To understand how the above program works, draw a call tree for a call of count(437,Result).
Now how can you find this kind of recursive definitions yourself? Essentially, you have to think about how the big problem can be solved easily if you already have a solution for a subproblem. Usually this subproblem is the same problem but with a smaller input (a lower number, a shorter list,...). E.g. the recursive way of building a pile of N blocks is: let someone build a pile of N-1 blocks and put one block on top of it. Also, remember that you should always include a definition of the simple, non-recursive case (e.g. building a pile of 1 block is simply putting 1 block down)!
As a lot of prolog programs are recursive, it is very important that you learn how to write recursive programs. Try to solve the following exercises!
Exercise 1: Suppose a group of students gets the following instructions:
Try to write a prolog program that solves this task. You may assume that there is a predicate split_string that splits a word into the first letter and the rest of the word. E.g. ?-split_string('hello',First,Rest) results in First being 'h' and Rest being 'ello'. Of course, you can also use the built-in predicate write (see session 1).

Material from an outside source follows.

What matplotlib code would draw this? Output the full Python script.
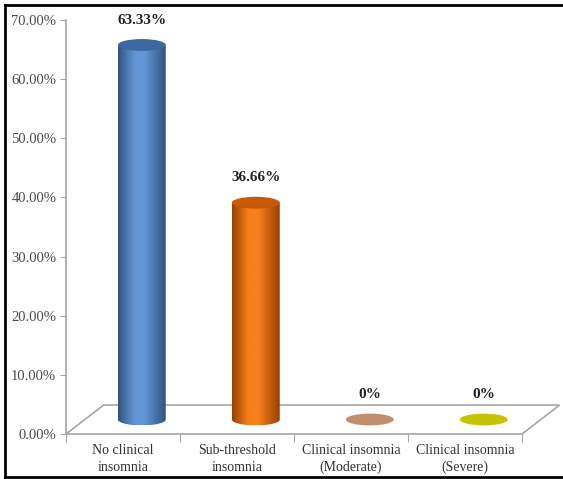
import numpy as np
import matplotlib.pyplot as plt
from matplotlib.patches import Ellipse, PathPatch, Polygon
from matplotlib.path import Path
from matplotlib.colors import LinearSegmentedColormap
from matplotlib.lines import Line2D

# data
categories = ["No clinical\ninsomnia", "Sub-threshold\ninsomnia",
              "Clinical insomnia\n(Moderate)", "Clinical insomnia\n(Severe)"]
values = [0.6333, 0.3666, 0.0, 0.0]
value_labels = ["63.33%", "36.66%", "0%", "0%"]
y_ticks = [0.0, 0.1, 0.2, 0.3, 0.4, 0.5, 0.6, 0.7]

# (edge shade, highlight, top cap)
colors = [("#30547f", "#6396d6", "#3d69a3"),
          ("#983f00", "#f8801a", "#c65a08"),
          ("#a8785a", "#c8977a", "#c08e6c"),
          ("#b0ae00", "#d4d200", "#c6c400")]

plt.rcParams['font.family'] = ['Liberation Serif', 'DejaVu Serif']

fig = plt.figure(figsize=(5.63, 4.79), dpi=100)
W, H = 563, 479
ax = fig.add_axes([66 / W, (H - 434) / H, (522 - 66) / W, (434 - 20) / H])
ax.set_xlim(-0.5, 3.5)
ax.set_ylim(0, 0.7)

# 3d depth of the floor, in data units
depth_x = 0.33
depth_y = 0.049
bar_w = 0.42
cap_h = 0.02

grey = "#a6a6a6"

# floor
floor = Polygon([(-0.5, 0), (3.5, 0), (3.5 + depth_x, depth_y), (-0.5 + depth_x, depth_y)],
                closed=True, facecolor="white", edgecolor=grey, lw=1.2, clip_on=False, zorder=1)
ax.add_patch(floor)

# cylinders
for i, (v, lab) in enumerate(zip(values, value_labels)):
    cx = i + depth_x / 2
    base = depth_y / 2
    top = base + v
    x0, x1 = cx - bar_w / 2, cx + bar_w / 2
    dark, light, cap = colors[i]
    if v > 0:
        t = np.linspace(np.pi, 2 * np.pi, 40)
        bottom = np.column_stack([cx + bar_w / 2 * np.cos(t), base + cap_h / 2 * np.sin(t)])
        verts = np.vstack([bottom, [[x1, top], [x0, top], [x0, base]]])
        body = PathPatch(Path(verts, closed=False), facecolor="none", edgecolor="none",
                         transform=ax.transData)
        ax.add_patch(body)
        cmap = LinearSegmentedColormap.from_list(
            "c%d" % i, [(0, dark), (0.35, light), (0.55, light), (1, dark)])
        grad = np.linspace(0, 1, 256).reshape(1, -1)
        im = ax.imshow(grad, cmap=cmap, extent=(x0, x1, base - cap_h / 2, top),
                       aspect="auto", zorder=2, interpolation="bilinear")
        im.set_clip_path(body)
    ax.add_patch(Ellipse((cx, top), bar_w, cap_h, facecolor=cap, edgecolor="none", zorder=3))
    ax.text(cx, top + 0.042, lab, ha="center", va="center", fontsize=11,
            fontweight="bold", color="#222222")

ax.set_xlim(-0.5, 3.5)
ax.set_ylim(0, 0.7)

# axes styling
for s in ["top", "right", "bottom"]:
    ax.spines[s].set_visible(False)
ax.spines["left"].set_color(grey)
ax.spines["left"].set_linewidth(1.2)

ax.set_yticks(y_ticks)
ax.set_yticklabels(["%.2f%%" % (y * 100) for y in y_ticks])
ax.tick_params(axis="y", direction="out", length=4, color=grey, labelsize=10.5,
               labelcolor="#4a4a4a", pad=3)

ax.set_xticks(np.arange(-0.5, len(categories), 1.0))
ax.set_xticklabels([])
ax.tick_params(axis="x", which="major", direction="out", length=6, color=grey)
ax.set_xticks(np.arange(len(categories)), minor=True)
ax.set_xticklabels(categories, minor=True)
ax.tick_params(axis="x", which="minor", length=0, labelsize=10, labelcolor="#333333", pad=7)
for lbl in ax.get_xticklabels(minor=True):
    lbl.set_linespacing(1.4)

# outer frame (top, left, bottom)
fig.add_artist(Line2D([5 / W, 1], [1 - 5 / H, 1 - 5 / H], color="black", lw=2))
fig.add_artist(Line2D([5 / W, 5 / W], [1 - 5 / H, 2 / H], color="black", lw=2))
fig.add_artist(Line2D([5 / W, 1], [2 / H, 2 / H], color="black", lw=2))

fig.savefig("out.png", dpi=100)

Exercise 2: Write a predicate all_even/1 taking as input a number. The predicate should succeed if all digits in that number are even, otherwise it should fail. Draw a call tree for all_even(2496).
Exercise 3: Write a predicate count_even/2 taking as input parameter a number. The output parameter should be the number of even digits in the input-number. E.g. count_even(24,A) should result in A being 2; count_even(25,A) should result in A being 1. Draw a call tree for these two examples.
Exercise 4: Try to understand the following program.
even(N):-
A is mod(N,2),
A = 0.
odd(N):-
A is mod(N,2),
A = 1.
funny(1):-
write('I will quit'),nl.
funny(N):-
even(N),
write(N), nl, % <-this
NewN is N / 2,
funny(NewN).
funny(N):-
odd(N),
write(N), nl, % <-this
N>1,
NewN is 3 * N + 1,
funny(NewN).
What is the result of the query funny(6) (if you only ask for the first answer of Prolog)? Write down what prolog would write to the screen. Do the same for funny(7)? What happens when you put the two lines with write(N), nl (marked with % <-this) before the even(N) and odd(N) in the definition of funny/1? (Optional if you have time : what would be the second answer of Prolog if you ask for another solution ?)
Exercise 5: (This is a more difficult exercise, skip it if you have problems with the other exercises.) a) Write a predicate double_digit/1 taking as an input a number. It should succeed if the number contains at least 2 equal digits, otherwise it should fail. E.g. doubledigit(12345) should fail; doubledigit(13423) should succeed. b) Repeat this exercise with the extra constraint that the two equal digits must occur next to each other. Which one is the most easy to program?
Exercise 6: Write a predicate fib/2 taking as an input an integer N. The output parameter should be the Nth fibonacci-number. The first two fibonacci numbers are both 1. The Nth fibonacci-number is the sum of the N-1th and the N-2th fibonacci number. In which respect is this recursion different from the previous exercises? What is the result of fib(5,F)? Is the way you calculate fibonacci numbers efficient? Why or why not?